The Competition and Markets Authority’s (CMA’s) investigation into digital comparison tools (DCTs) seeks to increase competition and improve transparency in how they operate, which will maximize the benefits for consumers using the channel.
Following its reviews into the private motor insurance, energy, and banking sectors, the CMA has launched a new study into DCTs. Previous CMA studies have highlighted how DCTs play a powerful role in increasing market competition by helping customers compare products, find better deals, and consequently switch insurer. The new study seeks to build on this by researching how these benefits can be maximized for customers, and how to overcome any barriers to how they work.
The study will address four key themes:
- What consumers expect from DCTs, how they use them, and their experiences.
- The impact of DCTs on competition between suppliers listed on them.
- How effectively DCTs compete with each other.
- The effectiveness of existing regulatory approaches to DCTs.
The study, which aims to help improve the functionality of DCTs, will be beneficial for customers using the aggregator channel. But it is worth noting that this is not the first time they have been under the spotlight in terms of how they sell insurance. Investigations into the private motor insurance market and the sale of add-ons have also assessed the role of aggregators.
According to our 2015 General Insurance Consumer Survey, 57.1% of car insurance customers used an aggregator as a research tool before purchasing, as did 54.1% of home insurance customers. This highlights the large influence price comparison sites have on consumer purchasing decisions.

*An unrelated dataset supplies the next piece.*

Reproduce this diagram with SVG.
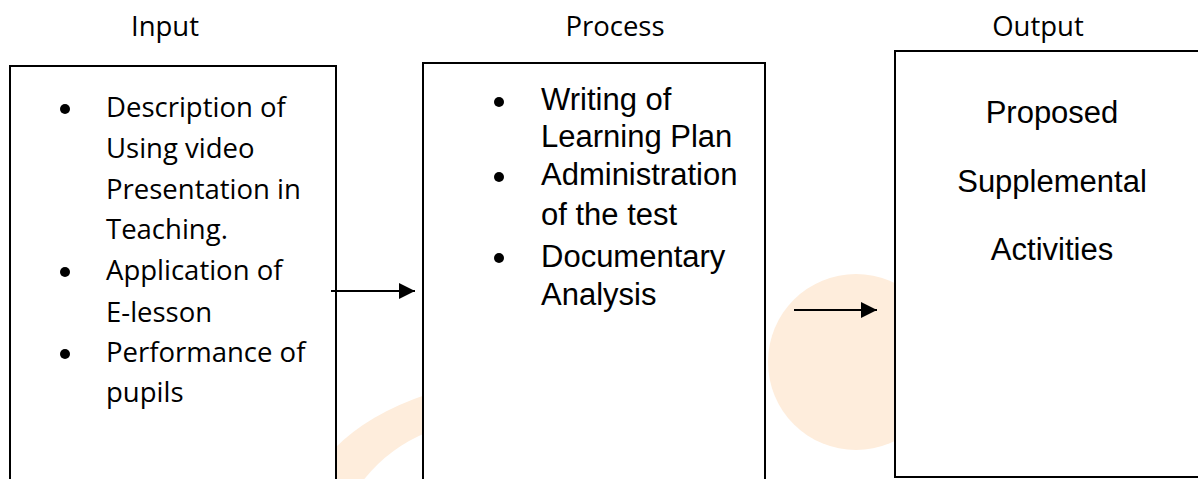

Due to the high volume of customers who use aggregators as a research tool before purchasing, the CMA also seeks to improve transparency and consumer understanding of how aggregators operate to make money, and how this impacts the services they offer.
Many customers may believe that price comparison sites are impartial, and are not aware of commission and arrangements between DCTs and suppliers that may restrict competition. Considering that 63.8% of customers always choose one of the top five quotes on a price comparison site according to our survey, how aggregators rank deals is highly important. Customers should be able to trust the information provided to them through price comparison sites, in order to enable them to make the best decisions. The majority of customers are also loyal to one aggregator, which can prevent them from viewing a wider range of products and prices, as aggregators have panels of different insurers.
Overall, the study will be beneficial for customers. Competition will intensify and transparency will increase, which will result in better customer outcomes. Although it will bring new challenges for insurers, another investigation will ensure that customers are kept at the heart of service.